Comment - Spirits - Aperol: The Future's Orange
This month, we are thrilled to welcome Patience Gould back into the just-drinks fold. Patience is back to cover the spirits world for us, and kicks off with an in-depth look at Aperol: whatever Aperol is!
Look out for the orange wave!
It’s official: According to its annual results, Aperol is now Gruppo Campari’s largest brand by sales value – happily, too, as it only weighs in at 11% abv, and has a price tag of around GBP11 (US$17.45) in the UK, it’s obviously an extremely profitable line for the Italian company.
In 2011, it accounted for 12% of group sales compared to 9% in 2010, and how Campari must be celebrating its acquisition back in late-2003 from Barbero 1891, the Italian wines-to-liqueurs producer, which was then owned by the Irish group Cantrell & Cochrane.
The portfolio included Aperol, Aperol Soda and Barbieri liqueurs which accounted for around 60% of that year’s expected turnover, but Aperol was the star attraction. For starters, in the three years between 2001 and 2003, the brand had posted average annual sales growth of 16.5%.
Post-acquisition growth has been even stronger, both at home and overseas. In under ten years, volumes have more than quadrupled and Campari is maintaining the momentum. In 2011, the company gave Aperol a presentation makeover and a zingier marketing platform, with its signature cocktail, Aperol Spritzer, taking centre stage. Clearly, the brand has not looked back.
So, what is this Italian brand phenomenon? Well it’s variously described as a spirit, liqueur and an aperitif – ergo it’s extremely versatile! It is bright orange in colour, is made from an infusion of herbs as well as roots and, as a result, has a complex taste. But, importantly these days, it has history and, even more importantly, it is low in alcohol.
It was created by the Barbieri brothers and made a resoundingly successful debut in 1919 at the Padua International Fair. It quickly went on to become one of Italy’s favourite liqueurs. Still produced according to the original recipe, Aperol is now making waves overseas – last year, over half its volume was outside its home market.
“The orange wave – as we like to call it - started originally in Venice and Veneto, then hit all Italy, and it is now taking over Germany, Austria, Switzerland and beyond and more international bartenders are including the drink in their menus,” says Andrea Conzonato, chief marketing officer at Gruppo Campari.
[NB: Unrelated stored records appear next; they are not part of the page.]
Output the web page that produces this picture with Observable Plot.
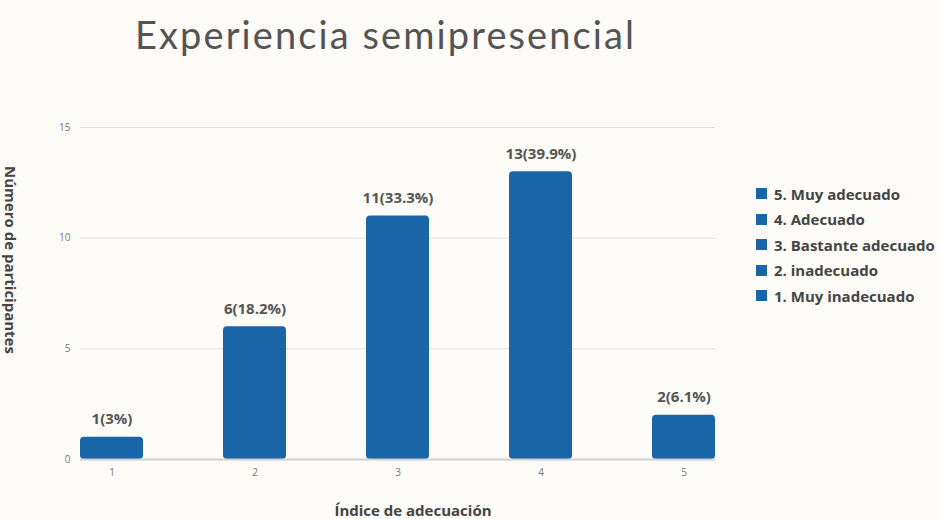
<!DOCTYPE html>
<html>
<head>
<meta charset="utf-8">
<script src="https://cdn.jsdelivr.net/npm/d3@7"></script>
<script src="https://cdn.jsdelivr.net/npm/@observablehq/plot@0.6"></script>
<style>
  html, body { margin: 0; padding: 0; background: #fdfbf7; }
  #wrap { position: relative; width: 941px; height: 519px; overflow: hidden; font-family: "Open Sans", sans-serif; }
  #title { position: absolute; left: 135px; top: 11px; font-family: Lato, "Open Sans", sans-serif; font-size: 38px; color: #545454; letter-spacing: 2.1px; white-space: nowrap; }
  #chart { position: absolute; left: 0; top: 80px; }
  #ylab { position: absolute; left: 11px; top: 260px; transform: translate(-50%, -50%) rotate(90deg); font-weight: 700; font-size: 15px; color: #444; white-space: nowrap; }
  #xlab { position: absolute; left: 413px; top: 510px; transform: translate(-50%, -50%); font-weight: 700; font-size: 15px; color: #444; white-space: nowrap; }
  #legend { position: absolute; left: 756px; top: 181px; font-weight: 700; font-size: 15px; color: #444; }
  #legend .row { display: flex; align-items: center; height: 25.5px; white-space: nowrap; }
  #legend .sw { width: 11px; height: 11px; background: #1a65a8; margin-right: 7px; }
</style>
</head>
<body>
<div id="wrap">
  <div id="title">Experiencia semipresencial</div>
  <div id="chart"></div>
  <div id="ylab">Número de participantes</div>
  <div id="xlab">Índice de adecuación</div>
  <div id="legend"></div>
</div>
<script>
const categories = ["1", "2", "3", "4", "5"];
const counts = [1, 6, 11, 13, 2];
const valueLabels = ["1(3%)", "6(18.2%)", "11(33.3%)", "13(39.9%)", "2(6.1%)"];
const yTicks = [0, 5, 10, 15];
const legendItems = ["5. Muy adecuado", "4. Adecuado", "3. Bastante adecuado", "2. inadecuado", "1. Muy inadecuado"];

const data = categories.map((c, i) => ({cat: c, n: counts[i], label: valueLabels[i]}));
const barColor = "#1a65a8";

const chart = Plot.plot({
  width: 941,
  height: 439,
  marginLeft: 80,
  marginRight: 226,
  marginTop: 47,
  marginBottom: 60,
  style: {background: "transparent", fontFamily: "Open Sans, sans-serif"},
  x: {domain: categories, paddingInner: 0.56, paddingOuter: 0, label: null},
  y: {domain: [0, 15], label: null},
  marks: [
    Plot.gridY(yTicks, {stroke: "#e2e2e2", strokeOpacity: 1, strokeWidth: 1}),
    Plot.axisY(yTicks, {tickSize: 0, tickPadding: 10, fontSize: 10, fill: "#777", label: null}),
    Plot.axisX({tickSize: 0, tickPadding: 9, fontSize: 10, fill: "#777", label: null}),
    Plot.barY(data, {x: "cat", y: "n", fill: barColor, rx: 4}),
    Plot.ruleY([0], {stroke: "#d0d0d0", strokeWidth: 2}),
    Plot.text(data, {x: "cat", y: "n", text: "label", dy: -18, fontSize: 15, fontWeight: 700, fill: "#555"})
  ]
});
document.getElementById("chart").appendChild(chart);

const leg = document.getElementById("legend");
legendItems.forEach(t => {
  const r = document.createElement("div");
  r.className = "row";
  const s = document.createElement("div");
  s.className = "sw";
  const l = document.createElement("span");
  l.textContent = t;
  r.appendChild(s); r.appendChild(l);
  leg.appendChild(r);
});
</script>
</body>
</html>
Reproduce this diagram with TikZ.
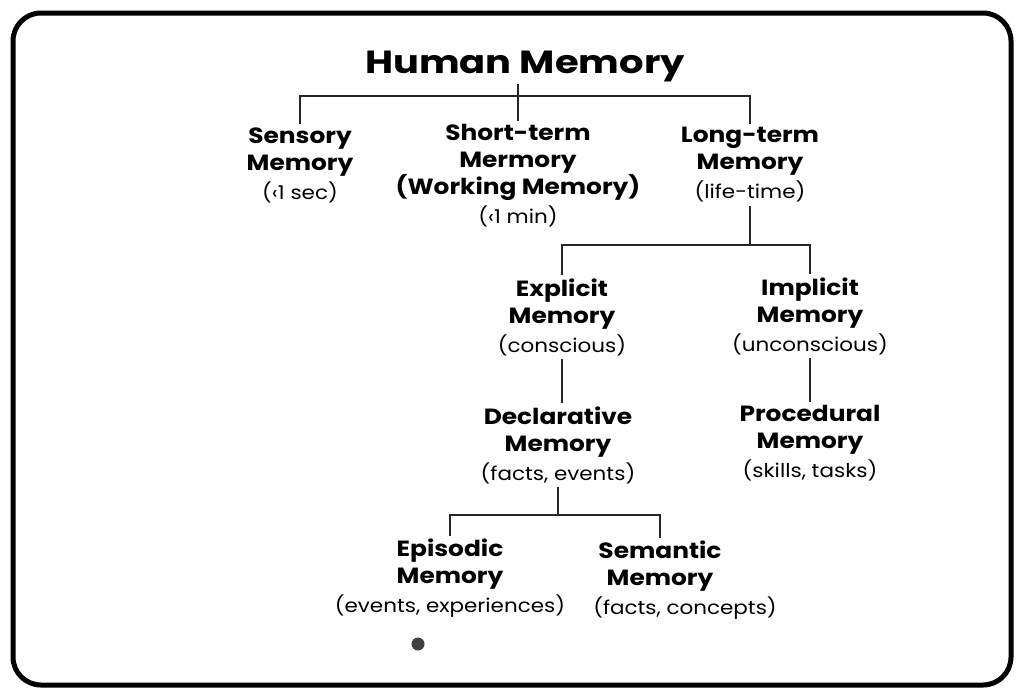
\documentclass[tikz,border=0pt]{standalone}
\usepackage{fontspec}
\setmainfont{Poppins}[FakeStretch=1.13]
\newfontfamily\titlefont{Poppins}[FakeStretch=1.2]
\usetikzlibrary{calc}
\def\memnote#1{\\[2pt]{\mdseries\fontsize{19}{24}\selectfont #1}}

\begin{document}
\begin{tikzpicture}[x=1pt, y=-1pt,
		memory/.style={align=center, inner sep=3pt, font=\bfseries\fontsize{22}{27}\selectfont},
		branch/.style={line width=1.3pt, color=black!85}]
			%%%%% START %%%%%
			
			\useasboundingbox (0, 0) rectangle (1024, 699);
			\draw[line width=5pt, rounded corners=28pt] (13, 13) rectangle (1011, 685);
			
			\node[font=\titlefont\bfseries\fontsize{32}{36}\selectfont, inner sep=1pt] (human) at (525, 67) {Human Memory};
			
			\node[memory] (sensory) at (300, 165) {Sensory\\Memory\memnote{(‹1 sec)}};
			\node[memory] (shortterm) at (518, 176) {Short-term\\Mermory\\(Working Memory)\memnote{(‹1 min)}};
			\node[memory] (longterm) at (750, 165) {Long-term\\Memory\memnote{(life-time)}};
			
			\coordinate (topbar) at (517, 96);
			\draw[branch] (shortterm.north) -- (shortterm.north |- human.south);
			\draw[branch] (sensory.north) |- (topbar) -| (longterm.north);
			
			\node[memory] (explicit) at (562, 317) {Explicit\\Memory\memnote{(conscious)}};
			\node[memory] (implicit) at (810, 316) {Implicit\\Memory\memnote{(unconscious)}};
			
			\coordinate (ltbar) at (752, 245);
			\draw[branch] (longterm.south) -- (longterm.south |- ltbar);
			\draw[branch] (explicit.north) |- (ltbar) -| (implicit.north);
			
			\node[memory] (declarative) at (558, 445) {Declarative\\Memory\memnote{(facts, events)}};
			\node[memory] (procedural) at (810, 443) {Procedural\\Memory\memnote{(skills, tasks)}};
			
			\draw[branch] (explicit.south) -- (explicit.south |- declarative.north);
			\draw[branch] (implicit.south) -- (implicit.south |- procedural.north);
			
			\node[memory] (episodic) at (450, 578) {Episodic\\Memory\memnote{(events, experiences)}};
			\node[memory] (semantic) at (660, 580) {Semantic\\Memory\memnote{\hspace*{50pt}(facts, concepts)}};
			
			\coordinate (declbar) at (562, 515);
			\draw[branch] (declarative.south) -- (declarative.south |- declbar);
			\draw[branch] (episodic.north) |- (declbar) -| (semantic.north);
			
			\fill[black!75] (418, 644) circle (6.5);
			
			%%%%% END %%%%%
		\end{tikzpicture}
\end{document}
Strong growth in Germany and Austria and elsewhere in Europe, where it has been recently launched aided and abetted a 39% increase in sales value last year, which was underpinned by a double-digit volume increase in Italy. “Opportunities are also seen outside Europe, across all continents, where the brand and signature drink, Aperol Spritz, have been recently launched and warmly welcomed by the industry,” says Conzonato.
Overall, 2011 was something of a watershed year for the brand, as during the International Bartenders Association (IBA) conference in Warsaw, Spritz Veneziano was added to its official list of cocktails – and of course Aperol is a key constituent. This is no mean feat; only cocktails most frequently made by professional bartenders around the world make the IBA’s listing.
Aperol is no overnight sensation – although thanks to invigorating marketing it may seem that way – with its low alcohol content and distinctive taste it’s made for today’s drinking climate. The brand clearly has the legs, to go much further, and Campari has the determination to take it onwards and upwards. Who knows, there could even be a name change in the offing – could it be that, in the not too dim and distant, Gruppo Campari, becomes Gruppo Campari-Aperol?